[Records excerpted from a collection]

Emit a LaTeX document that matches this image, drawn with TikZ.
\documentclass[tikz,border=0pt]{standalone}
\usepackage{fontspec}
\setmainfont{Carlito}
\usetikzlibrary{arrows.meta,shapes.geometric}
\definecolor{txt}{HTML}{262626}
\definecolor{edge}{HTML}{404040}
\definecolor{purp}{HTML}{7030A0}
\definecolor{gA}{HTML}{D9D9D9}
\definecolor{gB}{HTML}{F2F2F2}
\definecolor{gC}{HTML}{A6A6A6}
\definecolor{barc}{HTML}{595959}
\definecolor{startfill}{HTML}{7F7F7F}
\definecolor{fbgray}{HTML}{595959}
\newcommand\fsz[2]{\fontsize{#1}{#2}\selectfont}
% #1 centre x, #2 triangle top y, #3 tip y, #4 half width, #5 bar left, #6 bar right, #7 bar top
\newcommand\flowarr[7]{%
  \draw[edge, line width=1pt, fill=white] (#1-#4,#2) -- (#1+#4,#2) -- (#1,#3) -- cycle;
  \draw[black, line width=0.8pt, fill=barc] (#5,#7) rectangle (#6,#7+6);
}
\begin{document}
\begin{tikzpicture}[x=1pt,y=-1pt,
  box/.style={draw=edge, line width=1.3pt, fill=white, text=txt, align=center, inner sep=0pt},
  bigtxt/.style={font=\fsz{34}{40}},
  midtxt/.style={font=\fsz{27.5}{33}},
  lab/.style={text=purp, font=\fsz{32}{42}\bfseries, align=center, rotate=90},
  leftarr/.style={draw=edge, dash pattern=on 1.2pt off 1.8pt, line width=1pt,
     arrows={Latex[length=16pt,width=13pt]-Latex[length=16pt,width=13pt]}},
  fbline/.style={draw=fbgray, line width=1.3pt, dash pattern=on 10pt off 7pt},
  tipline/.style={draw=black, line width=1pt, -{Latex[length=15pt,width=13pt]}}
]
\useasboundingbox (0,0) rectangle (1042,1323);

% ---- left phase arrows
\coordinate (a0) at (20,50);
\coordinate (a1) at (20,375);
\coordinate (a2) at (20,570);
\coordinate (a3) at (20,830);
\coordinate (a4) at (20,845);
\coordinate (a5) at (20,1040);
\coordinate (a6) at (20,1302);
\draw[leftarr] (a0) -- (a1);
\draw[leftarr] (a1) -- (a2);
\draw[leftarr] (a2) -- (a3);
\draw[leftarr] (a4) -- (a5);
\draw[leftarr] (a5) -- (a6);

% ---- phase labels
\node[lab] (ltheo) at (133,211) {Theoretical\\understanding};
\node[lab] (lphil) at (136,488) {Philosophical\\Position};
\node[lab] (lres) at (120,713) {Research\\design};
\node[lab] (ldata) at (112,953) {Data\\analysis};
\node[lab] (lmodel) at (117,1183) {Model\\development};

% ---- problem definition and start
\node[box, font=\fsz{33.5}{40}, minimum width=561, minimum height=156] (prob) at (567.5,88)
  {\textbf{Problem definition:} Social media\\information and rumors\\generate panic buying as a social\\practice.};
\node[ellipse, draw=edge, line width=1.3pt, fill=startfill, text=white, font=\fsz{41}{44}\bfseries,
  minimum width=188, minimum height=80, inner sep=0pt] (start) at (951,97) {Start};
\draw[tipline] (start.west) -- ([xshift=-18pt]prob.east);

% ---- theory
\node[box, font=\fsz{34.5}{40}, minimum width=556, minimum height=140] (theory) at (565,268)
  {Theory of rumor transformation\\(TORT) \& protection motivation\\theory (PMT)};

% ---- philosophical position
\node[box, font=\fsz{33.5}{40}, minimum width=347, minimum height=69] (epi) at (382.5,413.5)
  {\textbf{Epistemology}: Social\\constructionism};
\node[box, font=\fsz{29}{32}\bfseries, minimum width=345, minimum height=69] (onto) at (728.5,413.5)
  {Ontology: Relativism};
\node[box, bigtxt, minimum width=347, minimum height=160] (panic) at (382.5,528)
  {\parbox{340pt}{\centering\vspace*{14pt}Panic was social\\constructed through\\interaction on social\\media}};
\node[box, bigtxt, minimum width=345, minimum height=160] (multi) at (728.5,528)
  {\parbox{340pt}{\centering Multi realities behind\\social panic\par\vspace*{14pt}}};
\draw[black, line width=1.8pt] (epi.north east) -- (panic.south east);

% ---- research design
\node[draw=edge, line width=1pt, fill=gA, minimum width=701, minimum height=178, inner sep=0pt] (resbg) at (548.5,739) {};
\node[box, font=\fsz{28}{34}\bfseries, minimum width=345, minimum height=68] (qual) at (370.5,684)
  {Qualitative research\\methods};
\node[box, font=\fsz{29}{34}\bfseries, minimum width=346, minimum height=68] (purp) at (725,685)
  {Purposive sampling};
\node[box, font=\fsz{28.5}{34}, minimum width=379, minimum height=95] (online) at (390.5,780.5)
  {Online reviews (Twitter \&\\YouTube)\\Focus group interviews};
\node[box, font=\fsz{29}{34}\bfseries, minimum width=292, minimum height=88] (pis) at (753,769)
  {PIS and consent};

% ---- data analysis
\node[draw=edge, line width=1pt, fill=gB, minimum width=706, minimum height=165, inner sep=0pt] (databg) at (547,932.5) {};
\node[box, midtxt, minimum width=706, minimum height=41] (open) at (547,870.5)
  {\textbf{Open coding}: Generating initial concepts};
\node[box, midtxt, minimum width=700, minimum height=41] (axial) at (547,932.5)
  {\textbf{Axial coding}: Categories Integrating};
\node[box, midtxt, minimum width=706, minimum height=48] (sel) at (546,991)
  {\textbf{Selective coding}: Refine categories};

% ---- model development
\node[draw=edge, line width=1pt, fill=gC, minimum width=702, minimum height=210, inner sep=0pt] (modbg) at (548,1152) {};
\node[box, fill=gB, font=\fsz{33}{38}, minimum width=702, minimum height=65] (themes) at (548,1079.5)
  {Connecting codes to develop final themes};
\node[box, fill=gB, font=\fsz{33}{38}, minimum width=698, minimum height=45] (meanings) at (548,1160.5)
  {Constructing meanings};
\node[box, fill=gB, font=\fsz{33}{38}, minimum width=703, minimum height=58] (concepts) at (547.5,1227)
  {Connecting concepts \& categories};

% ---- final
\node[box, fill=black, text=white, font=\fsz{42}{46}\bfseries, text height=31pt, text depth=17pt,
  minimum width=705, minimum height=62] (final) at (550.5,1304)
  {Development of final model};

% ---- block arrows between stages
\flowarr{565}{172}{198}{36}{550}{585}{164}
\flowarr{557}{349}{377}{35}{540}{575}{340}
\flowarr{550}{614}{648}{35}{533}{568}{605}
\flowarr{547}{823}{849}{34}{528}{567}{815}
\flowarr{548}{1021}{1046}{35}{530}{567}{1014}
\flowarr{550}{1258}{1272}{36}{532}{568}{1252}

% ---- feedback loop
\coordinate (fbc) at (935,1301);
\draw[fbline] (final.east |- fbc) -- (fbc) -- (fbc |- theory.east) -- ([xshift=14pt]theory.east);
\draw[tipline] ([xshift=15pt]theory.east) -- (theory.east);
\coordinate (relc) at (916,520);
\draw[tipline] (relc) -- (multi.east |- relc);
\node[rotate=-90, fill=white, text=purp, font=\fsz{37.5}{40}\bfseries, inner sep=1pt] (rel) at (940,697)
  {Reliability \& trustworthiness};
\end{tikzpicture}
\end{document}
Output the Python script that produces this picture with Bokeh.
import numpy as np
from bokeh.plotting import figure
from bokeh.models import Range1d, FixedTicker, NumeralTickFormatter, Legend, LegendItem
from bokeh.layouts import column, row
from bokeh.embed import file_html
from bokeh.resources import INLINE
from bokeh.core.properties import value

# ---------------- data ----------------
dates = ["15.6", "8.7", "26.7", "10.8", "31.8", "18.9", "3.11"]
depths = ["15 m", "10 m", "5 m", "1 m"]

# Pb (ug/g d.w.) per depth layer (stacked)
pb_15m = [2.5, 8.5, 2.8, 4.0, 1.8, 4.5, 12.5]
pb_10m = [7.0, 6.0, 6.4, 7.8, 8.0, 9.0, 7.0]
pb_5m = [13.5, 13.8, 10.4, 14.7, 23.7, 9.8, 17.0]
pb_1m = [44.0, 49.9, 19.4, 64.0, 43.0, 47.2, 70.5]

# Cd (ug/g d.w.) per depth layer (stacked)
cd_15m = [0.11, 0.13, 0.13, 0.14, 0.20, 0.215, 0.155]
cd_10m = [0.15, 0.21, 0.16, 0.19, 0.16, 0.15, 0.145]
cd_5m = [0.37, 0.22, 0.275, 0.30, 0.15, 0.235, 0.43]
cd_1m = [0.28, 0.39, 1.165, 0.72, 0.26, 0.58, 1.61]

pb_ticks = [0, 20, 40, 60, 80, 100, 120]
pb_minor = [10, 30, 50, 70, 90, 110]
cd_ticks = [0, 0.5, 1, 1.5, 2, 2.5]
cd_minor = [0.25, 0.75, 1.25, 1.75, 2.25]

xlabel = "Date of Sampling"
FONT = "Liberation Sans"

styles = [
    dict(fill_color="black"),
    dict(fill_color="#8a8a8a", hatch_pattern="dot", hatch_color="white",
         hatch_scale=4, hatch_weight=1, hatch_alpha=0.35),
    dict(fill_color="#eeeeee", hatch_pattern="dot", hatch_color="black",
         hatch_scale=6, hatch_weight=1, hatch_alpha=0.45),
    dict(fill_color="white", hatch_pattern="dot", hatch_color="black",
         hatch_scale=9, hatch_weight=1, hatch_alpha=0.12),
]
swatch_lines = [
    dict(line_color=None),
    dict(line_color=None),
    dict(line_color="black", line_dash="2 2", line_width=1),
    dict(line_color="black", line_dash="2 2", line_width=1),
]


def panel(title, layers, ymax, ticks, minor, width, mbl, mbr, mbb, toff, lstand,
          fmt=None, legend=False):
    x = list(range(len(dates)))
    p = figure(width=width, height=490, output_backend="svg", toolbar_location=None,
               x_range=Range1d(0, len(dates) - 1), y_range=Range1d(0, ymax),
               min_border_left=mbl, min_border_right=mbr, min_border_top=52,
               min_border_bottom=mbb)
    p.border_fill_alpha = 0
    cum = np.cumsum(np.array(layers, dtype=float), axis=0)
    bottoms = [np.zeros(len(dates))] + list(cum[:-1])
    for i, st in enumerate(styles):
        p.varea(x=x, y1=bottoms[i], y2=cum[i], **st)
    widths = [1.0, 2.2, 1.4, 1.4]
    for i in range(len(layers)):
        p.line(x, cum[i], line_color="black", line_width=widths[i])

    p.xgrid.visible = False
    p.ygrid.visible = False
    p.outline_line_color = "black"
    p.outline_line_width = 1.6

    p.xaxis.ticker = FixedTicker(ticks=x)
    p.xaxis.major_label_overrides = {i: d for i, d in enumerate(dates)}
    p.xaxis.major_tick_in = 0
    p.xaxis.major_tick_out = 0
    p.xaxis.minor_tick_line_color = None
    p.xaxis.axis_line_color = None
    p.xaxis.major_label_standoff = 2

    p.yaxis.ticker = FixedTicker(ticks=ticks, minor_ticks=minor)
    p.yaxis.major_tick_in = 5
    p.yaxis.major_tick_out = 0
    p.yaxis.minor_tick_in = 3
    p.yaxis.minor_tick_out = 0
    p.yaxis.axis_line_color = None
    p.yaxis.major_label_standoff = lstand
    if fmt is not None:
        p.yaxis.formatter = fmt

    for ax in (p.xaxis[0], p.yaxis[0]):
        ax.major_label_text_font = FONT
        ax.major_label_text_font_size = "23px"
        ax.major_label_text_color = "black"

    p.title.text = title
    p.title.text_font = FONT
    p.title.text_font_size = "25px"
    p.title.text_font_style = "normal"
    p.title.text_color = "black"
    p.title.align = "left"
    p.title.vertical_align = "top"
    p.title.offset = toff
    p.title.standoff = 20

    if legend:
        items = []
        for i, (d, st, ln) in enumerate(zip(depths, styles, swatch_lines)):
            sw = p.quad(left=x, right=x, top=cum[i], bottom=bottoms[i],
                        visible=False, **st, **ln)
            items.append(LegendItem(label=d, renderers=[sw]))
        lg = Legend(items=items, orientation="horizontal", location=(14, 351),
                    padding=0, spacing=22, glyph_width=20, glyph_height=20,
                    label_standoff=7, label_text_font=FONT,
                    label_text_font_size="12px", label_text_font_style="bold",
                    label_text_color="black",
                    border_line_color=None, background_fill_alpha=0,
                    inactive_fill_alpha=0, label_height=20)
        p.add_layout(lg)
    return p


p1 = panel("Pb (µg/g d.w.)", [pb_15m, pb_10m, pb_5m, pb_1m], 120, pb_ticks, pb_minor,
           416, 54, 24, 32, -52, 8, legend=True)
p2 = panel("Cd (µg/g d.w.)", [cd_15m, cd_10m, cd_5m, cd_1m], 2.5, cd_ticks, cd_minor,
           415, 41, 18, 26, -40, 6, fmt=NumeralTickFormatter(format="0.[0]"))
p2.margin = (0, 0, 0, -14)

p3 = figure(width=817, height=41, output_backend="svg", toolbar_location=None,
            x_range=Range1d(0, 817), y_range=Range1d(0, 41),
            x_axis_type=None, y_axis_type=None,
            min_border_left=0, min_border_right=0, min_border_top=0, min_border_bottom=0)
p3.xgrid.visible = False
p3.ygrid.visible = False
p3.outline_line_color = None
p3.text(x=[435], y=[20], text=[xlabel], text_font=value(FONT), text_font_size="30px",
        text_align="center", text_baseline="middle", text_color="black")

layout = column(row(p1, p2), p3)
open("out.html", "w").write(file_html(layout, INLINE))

→ **THE REQUEST**: Exactly the lines from the line that has "Output the Python" through the line that has "cd_1m = [0.28, 0.39, 1.165, 0.72, 0.26, 0.58, 1.61]" are to be repeated, both included, with nothing added.

→ **COMPLETED TASK**:
Output the Python script that produces this picture with Bokeh.
import numpy as np
from bokeh.plotting import figure
from bokeh.models import Range1d, FixedTicker, NumeralTickFormatter, Legend, LegendItem
from bokeh.layouts import column, row
from bokeh.embed import file_html
from bokeh.resources import INLINE
from bokeh.core.properties import value

# ---------------- data ----------------
dates = ["15.6", "8.7", "26.7", "10.8", "31.8", "18.9", "3.11"]
depths = ["15 m", "10 m", "5 m", "1 m"]

# Pb (ug/g d.w.) per depth layer (stacked)
pb_15m = [2.5, 8.5, 2.8, 4.0, 1.8, 4.5, 12.5]
pb_10m = [7.0, 6.0, 6.4, 7.8, 8.0, 9.0, 7.0]
pb_5m = [13.5, 13.8, 10.4, 14.7, 23.7, 9.8, 17.0]
pb_1m = [44.0, 49.9, 19.4, 64.0, 43.0, 47.2, 70.5]

# Cd (ug/g d.w.) per depth layer (stacked)
cd_15m = [0.11, 0.13, 0.13, 0.14, 0.20, 0.215, 0.155]
cd_10m = [0.15, 0.21, 0.16, 0.19, 0.16, 0.15, 0.145]
cd_5m = [0.37, 0.22, 0.275, 0.30, 0.15, 0.235, 0.43]
cd_1m = [0.28, 0.39, 1.165, 0.72, 0.26, 0.58, 1.61]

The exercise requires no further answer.